Mernat Mafirakurewa Business Editor
The local banking sector is set to benefit from foreign investors keen to expand their footprint on the African continent, a local research firm has said.In its Banking Sector Survey for 2013, MMC Capital said the banking landscape in Africa remains attractive and the Net Interest Margins that were earned across the continent last year reflect continuing benefits from good advances growth.
A number of foreign investors have of late increased their interest in local banks as they sought to fortify their balance sheets.
In 2012, the central bank raised minimum capital requirements for commercial and merchant banks from $12,5 million and $10 million respectively to $100 million.
Last month Atlas Mara Co-Envest — a partnership between Africa’s youngest billionaire Ashish Thakkar and former Barclays chief Bob Diamond — announced plans to acquire BancABC for $265 million.
Mauritius-based AfrAsia Holdings Limited (AfrAsia) last year snapped up a significant stake in the then Kingdom Bank.
“By virtue that Zimbabwe is a player on the African landscape, opportunities exist for local banks who are seeking to regularise their regulatory capital base levels.
“In the short to medium term, we are likely to see more of foreign partners coming on board in Zimbabwe as banks with Pan African vision spread their wings.
“The emerging undercurrent of a softer stance by government on indigenisation requirementsfor the banking sector augurs well with the sector’s efforts to source fresh capital injections.
“As reflected by the HHI, the flight to quality will also force banks with lower capital bases to intensify their efforts in securing additional funding.”
MMC however said banks would continue with their cost containment strategies and investment in Information Technology systems to facilitate the customer value proposition and ensure that a stable platform is created for future expansion.
Technology, MMC said, continued to revolutionise banking across the globe, leading to cheaper and efficient products and services especially those that are mobile based.
“This means that those banks concentrating on the old brick and mortar model will fast lose their relevancy in the market.
“The positive note from these initiatives (such as EcoCash Save) in countries such as Zimbabwe relate to deposit mobilisation back into the formal banking system from the unbanked population,” said MMC.

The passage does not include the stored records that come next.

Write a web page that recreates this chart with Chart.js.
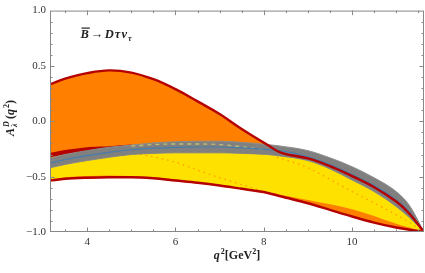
<!DOCTYPE html>
<html lang="en">
<head>
<meta charset="UTF-8">
<title>A_lambda^D(q^2) for B -> D tau nu</title>
<script src="https://cdn.jsdelivr.net/npm/chart.js"></script>
<style>
  html, body { margin: 0; padding: 0; background: #fff; }
  #wrap { width: 425px; height: 273px; position: relative; }
</style>
</head>
<body>
<div id="wrap"><canvas id="chart"></canvas></div>
<script>
// q^2 grid (GeV^2), shared by every band
var q2 = [3.16, 3.5, 4, 4.5, 5, 5.5, 6, 6.5, 7, 7.5, 8.07, 8.4, 9, 9.5, 10, 10.5, 11, 11.3, 11.63];

// orange band (edges drawn in dark red)
var orangeTop = [0.335, 0.385, 0.435, 0.46, 0.44, 0.38, 0.29, 0.18, 0.065, -0.07, -0.21, -0.285, -0.335, -0.405, -0.495, -0.595, -0.725, -0.835, -1];
var orangeLow = [-0.535, -0.52, -0.51, -0.505, -0.505, -0.515, -0.535, -0.555, -0.58, -0.61, -0.645, -0.68, -0.74, -0.80, -0.86, -0.915, -0.96, -0.98, -1];

// yellow band
var yellowTop = [-0.378, -0.345, -0.31, -0.28, -0.257, -0.243, -0.235, -0.232, -0.232, -0.24, -0.255, -0.268, -0.32, -0.39, -0.48, -0.58, -0.71, -0.82, -1];
var yellowLow = [-0.525, -0.505, -0.495, -0.49, -0.495, -0.505, -0.525, -0.55, -0.575, -0.605, -0.64, -0.665, -0.71, -0.75, -0.795, -0.855, -0.925, -0.96, -1];

// gray band and its central (blue) curve
var grayTop = [-0.333, -0.30, -0.265, -0.235, -0.215, -0.195, -0.185, -0.18, -0.18, -0.19, -0.21, -0.225, -0.265, -0.33, -0.41, -0.51, -0.635, -0.76, -1];
var grayLow = [-0.42, -0.39, -0.355, -0.325, -0.30, -0.29, -0.285, -0.285, -0.285, -0.29, -0.30, -0.315, -0.355, -0.43, -0.53, -0.635, -0.77, -0.87, -1];
var grayMid = [-0.378, -0.345, -0.31, -0.28, -0.257, -0.243, -0.235, -0.232, -0.232, -0.24, -0.255, -0.268, -0.32, -0.39, -0.48, -0.58, -0.71, -0.82, -1];

// short red curve left of q2 = 4.5
var redSliverQ = [3.16, 3.5, 4, 4.5, 5];
var redSliver = [-0.305, -0.28, -0.255, -0.245, -0.23];

// dashed light curve inside gray band
var dashQ = [5, 5.5, 6, 6.5, 7, 7.5, 8.07];
var dashY = [-0.225, -0.21, -0.205, -0.205, -0.21, -0.23, -0.26];

// dotted orange curves inside yellow band
var dotAQ = [5.2, 5.5, 6, 6.5, 7, 7.4, 8.0];
var dotAY = [-0.30, -0.32, -0.37, -0.44, -0.51, -0.56, -0.635];
var dotBQ = [8.3, 8.55, 9, 9.5, 10, 10.7, 11.2, 11.63];
var dotBY = [-0.325, -0.355, -0.42, -0.525, -0.635, -0.78, -0.89, -1];

var xTicks = [4, 6, 8, 10];
var yTicks = [-1, -0.5, 0, 0.5, 1];

function pts(xs, ys) {
    return xs.map(function(x, i) { return { x: x, y: ys[i] }; });
}

var RED = 'rgb(180,0,0)';
var ORANGE = 'rgb(255,128,0)';
var YELLOW = 'rgb(255,225,0)';
var GRAY = 'rgb(128,128,128)';
var SERIF = '"Liberation Serif", "DejaVu Serif", serif';

function line(data, color, width, order, extra) {
    var ds = {
        data: data, borderColor: color, borderWidth: width, pointRadius: 0,
        fill: false, cubicInterpolationMode: 'monotone', order: order
    };
    for (var k in extra) ds[k] = extra[k];
    return ds;
}

// the upper orange edge is a smooth bump, so use a bezier spline for it
var smooth = { cubicInterpolationMode: 'default', tension: 0.4 };

var datasets = [
    // bands: top edge fills down to the following dataset
    line(pts(q2, orangeTop), 'rgba(0,0,0,0)', 0, 20, { fill: '+1', backgroundColor: ORANGE, cubicInterpolationMode: 'default', tension: 0.4 }),
    line(pts(q2, orangeLow), 'rgba(0,0,0,0)', 0, 21),
    line(pts(q2, yellowTop), 'rgba(0,0,0,0)', 0, 16, { fill: '+1', backgroundColor: YELLOW }),
    line(pts(q2, yellowLow), 'rgba(0,0,0,0)', 0, 17),
    line(pts(dotAQ, dotAY), 'rgb(255,150,0)', 1.2, 14, { borderDash: [1.5, 4] }),
    line(pts(dotBQ, dotBY), 'rgb(255,150,0)', 1.2, 14, { borderDash: [1.5, 4] }),
    line(pts(redSliverQ, redSliver), RED, 4.5, 13),
    line(pts(q2, grayTop), 'rgb(140,140,140)', 1, 10, { fill: '+1', backgroundColor: GRAY }),
    line(pts(q2, grayLow), 'rgb(140,140,140)', 1, 11),
    // curves drawn on top
    line(pts(dashQ, dashY), 'rgb(190,190,110)', 1.3, 5, { borderDash: [4, 4] }),
    line(pts(q2, grayMid), 'rgb(70,125,170)', 1.2, 4),
    line(pts(q2, orangeTop), RED, 2.4, 2, smooth),
    line(pts(q2, orangeLow), RED, 2.5, 2)
];

// inward frame ticks on all four sides
var framePlugin = {
    id: 'frame',
    afterDatasetsDraw: function(chart) {
        var ctx = chart.ctx, a = chart.chartArea;
        var xs = chart.scales.x, ys = chart.scales.y;
        ctx.save();
        ctx.strokeStyle = 'rgb(135,135,135)';
        ctx.lineWidth = 1;
        ctx.strokeRect(a.left + 0.5, a.top + 0.5, a.right - a.left - 1, a.bottom - a.top - 1);
        ctx.beginPath();
        for (var v = 3.5; v <= 11.5 + 1e-9; v += 0.5) {
            var px = Math.round(xs.getPixelForValue(v)) + 0.5;
            var len = (Math.abs(v % 2) < 1e-9) ? 4.5 : 2.5;
            ctx.moveTo(px, a.bottom); ctx.lineTo(px, a.bottom - len);
            ctx.moveTo(px, a.top); ctx.lineTo(px, a.top + len);
        }
        for (var i = -9; i <= 9; i++) {
            var py = Math.round(ys.getPixelForValue(i / 10)) + 0.5;
            var l2 = (i % 5 === 0) ? 4.5 : 2.5;
            ctx.moveTo(a.left, py); ctx.lineTo(a.left + l2, py);
            ctx.moveTo(a.right, py); ctx.lineTo(a.right - l2, py);
        }
        ctx.stroke();
        ctx.restore();
    }
};

function drawRich(ctx, parts, x, y) {
    var w = 0;
    parts.forEach(function(p) {
        ctx.font = p.f;
        p.w = ctx.measureText(p.t).width;
        if (!p.noAdv) w += p.w + (p.gap || 0);
    });
    var cx = x - w / 2;
    parts.forEach(function(p) {
        ctx.font = p.f;
        ctx.fillText(p.t, cx, y + (p.dy || 0));
        if (p.over) {
            ctx.fillRect(cx + 1, y - 10.5, p.w, 1.2);
        }
        if (!p.noAdv) cx += p.w + (p.gap || 0);
    });
}

var textPlugin = {
    id: 'texts',
    afterDraw: function(chart) {
        var ctx = chart.ctx;
        ctx.save();
        ctx.fillStyle = '#222';
        ctx.textBaseline = 'alphabetic';
        ctx.textAlign = 'left';
        var big = 'bold 12px ' + SERIF, bigI = 'bold italic 12px ' + SERIF;
        var sm = 'bold 8px ' + SERIF, smI = 'bold italic 8px ' + SERIF;

        // x axis title
        drawRich(ctx, [
            { t: 'q', f: bigI, gap: 1 },
            { t: '2', f: sm, dy: -5 },
            { t: '[GeV', f: big },
            { t: '2', f: sm, dy: -5 },
            { t: ']', f: big }
        ], 237, 259);

        // y axis title
        ctx.save();
        ctx.translate(14, 118);
        ctx.rotate(-Math.PI / 2);
        drawRich(ctx, [
            { t: 'A', f: bigI, gap: 1 },
            { t: '\u03bb', f: smI, dy: 3, noAdv: true },
            { t: 'D', f: smI, dy: -5, gap: 2 },
            { t: '(', f: big },
            { t: 'q', f: bigI, gap: 1 },
            { t: '2', f: sm, dy: -5 },
            { t: ')', f: big }
        ], 0, 0);
        ctx.restore();

        // process label
        var lab = 'bold italic 12.5px ' + SERIF;
        drawRich(ctx, [
            { t: 'B', f: lab, over: true, gap: 2 },
            { t: '\u2192', f: 'bold 12.5px ' + SERIF, gap: 1.5 },
            { t: 'D', f: lab, gap: 1 },
            { t: '\u03c4', f: lab, gap: 1 },
            { t: '\u03bd', f: lab, gap: 1 },
            { t: '\u03c4', f: smI, dy: 3 }
        ], 106, 38);
        ctx.restore();
    }
};

var ctx = document.getElementById('chart').getContext('2d');
new Chart(ctx, {
    type: 'line',
    data: { datasets: datasets },
    options: {
        responsive: true,
        maintainAspectRatio: false,
        animation: false,
        layout: { padding: { top: 6, right: 1, left: 0, bottom: 0 } },
        plugins: { legend: { display: false }, tooltip: { enabled: false } },
        scales: {
            x: {
                type: 'linear', min: 3.157, max: 11.63,
                grid: { display: false, drawTicks: false },
                border: { display: false },
                afterBuildTicks: function(s) { s.ticks = xTicks.map(function(v) { return { value: v }; }); },
                afterFit: function(s) { s.height = 41; },
                ticks: {
                    padding: 4, maxRotation: 0, color: '#333',
                    font: { family: SERIF, size: 11 },
                    callback: function(v) { return String(v); }
                }
            },
            y: {
                type: 'linear', min: -1, max: 1,
                grid: { display: false, drawTicks: false },
                border: { display: false },
                afterBuildTicks: function(s) { s.ticks = yTicks.map(function(v) { return { value: v }; }); },
                afterFit: function(s) { s.width = 50; },
                ticks: {
                    padding: 4, color: '#333',
                    font: { family: SERIF, size: 11 },
                    callback: function(v) { return Number(v).toFixed(1).replace('-', '\u2212'); }
                }
            }
        }
    },
    plugins: [framePlugin, textPlugin]
});
</script>
</body>
</html>
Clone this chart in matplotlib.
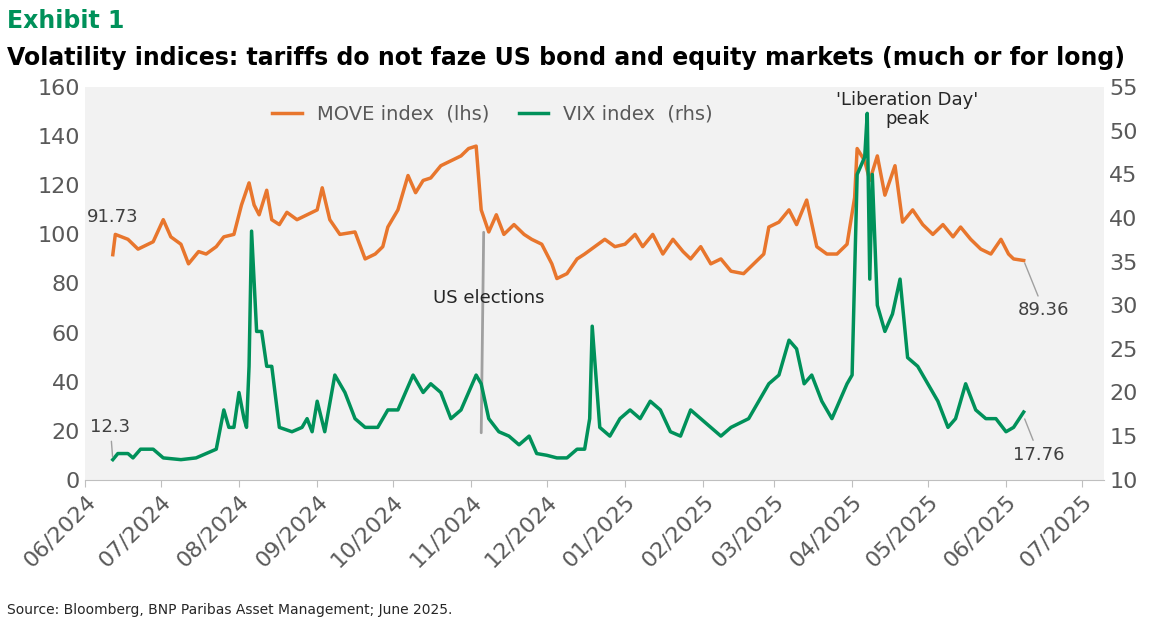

It is estimated that the informal sector currently contributes 60-70 percent of Zimbabwe’s Gross Domestic Product and on the other hand 18 percent have access to financial services.
“With the liquidity squeeze persisting in the economy, forcing many companies either to close shop or scale down operations, the informal sector continues to grow.
“On the back of its liberal registration process, EcoCash Save would be key in luring the non-banked society to bank hence mopping up deposits back into the formal sector,” the broking firm added.
“The sad part though is that this mobile money platform has the potential to trim the industry’s profits in the short term as potential and existing depositors discard the old banking belief of a client getting value from walking into the banking hall in order to transact, but use the mobile money platforms which are convenient.”
MMC said worsening Non-performing Loans (NPL) position continues to be an albatross around the banking sector’s neck and the result has been reduced lending to the economy which has further worsened the NPLs situation.
As the local economic activity slides further, MMC said industry NPL ratio would continue to rise as borrowers fail to repay while reduced lending was disastrous to an economy as key productive sectors would starve from working capital.